There are death and torture squads linked to many different militias, to the coalition backed Iraqi government , and – according to Iraqi exile Sami Ramadani – to former Iraqi Prime Minister and ex-CIA funded terrorist Iyad Allawi.
US units are similarly involved in co-operating with extremely dubious groups in Iraq – including some of Saddam’s torturers in the new Pentagon funded secret police , the Iraqi police and the fanatical Shia ‘Wolf Brigade’. The ‘Wolf Brigade’ consider all Sunnis to be apostates rather than Muslims and have the same kind of relationship with US forces that paramilitaries like the Serbian extremists of Arkan’s Tigers had with the Yugoslav military in the Bosnian War – i.e. US forces can deny responsibility for killings and torture carried out by Iraqi government paramilitaries they trained.
All of this is a long way from a war ‘against terrorism’ or for ‘human rights’ and ‘democracy’. You can’t teach human rights to torturers like the Mukhabarat, fanatics like the Wolf Brigade or old collaborators with terrorists like the SRR and JSG who were the FRU and ‘Det’ of the dirty war in Northern Ireland. To employ these people is to continue human rights abuses against guilty and innocent alike.
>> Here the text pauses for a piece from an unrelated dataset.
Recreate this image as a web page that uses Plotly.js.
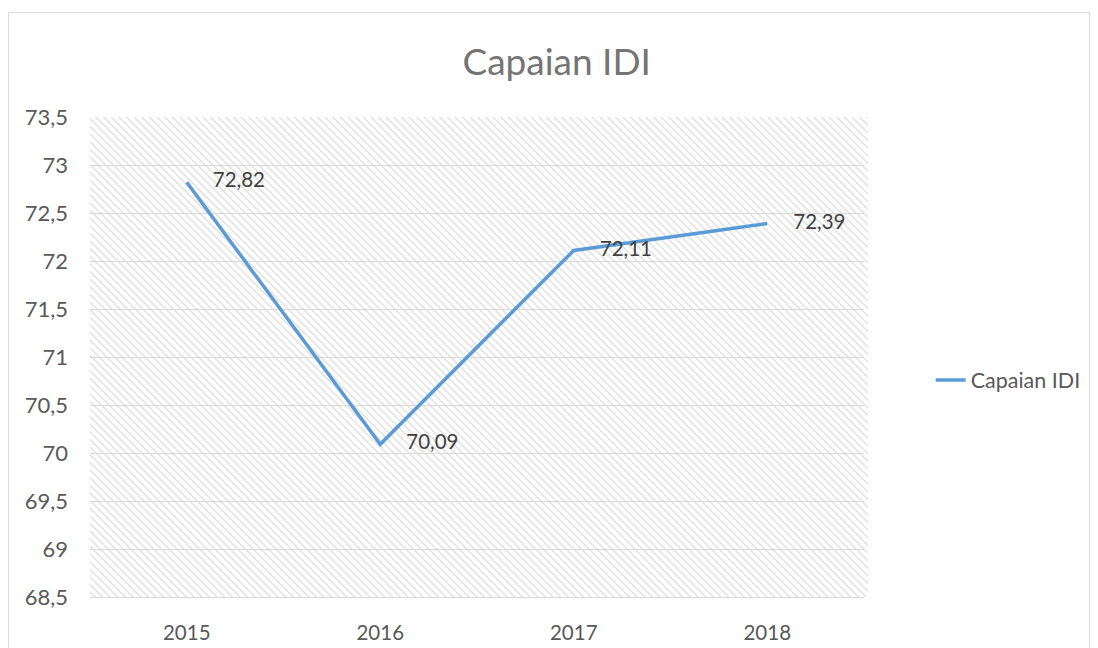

Iraqis are not safer with them operating in Iraq with the immunity from prosecution held by all coalition forces there - and the killing of Jean Charles De Menezes showed that people in Britain aren’t safe from them either.
It’s time that people with a record of collaborating in terrorist murders were out of the military and in front of the courts so that we can eliminate the additional dangers of their ‘counter-terrorism’ operations and replace them with people who can be trusted.In Northern Ireland they were neither right nor effective – their collusion in UDA terrorist murders helped create a surge in recruitment and support for IRA terrorists in the 80s. The De Menezes case showed that they are just as much of a liability now.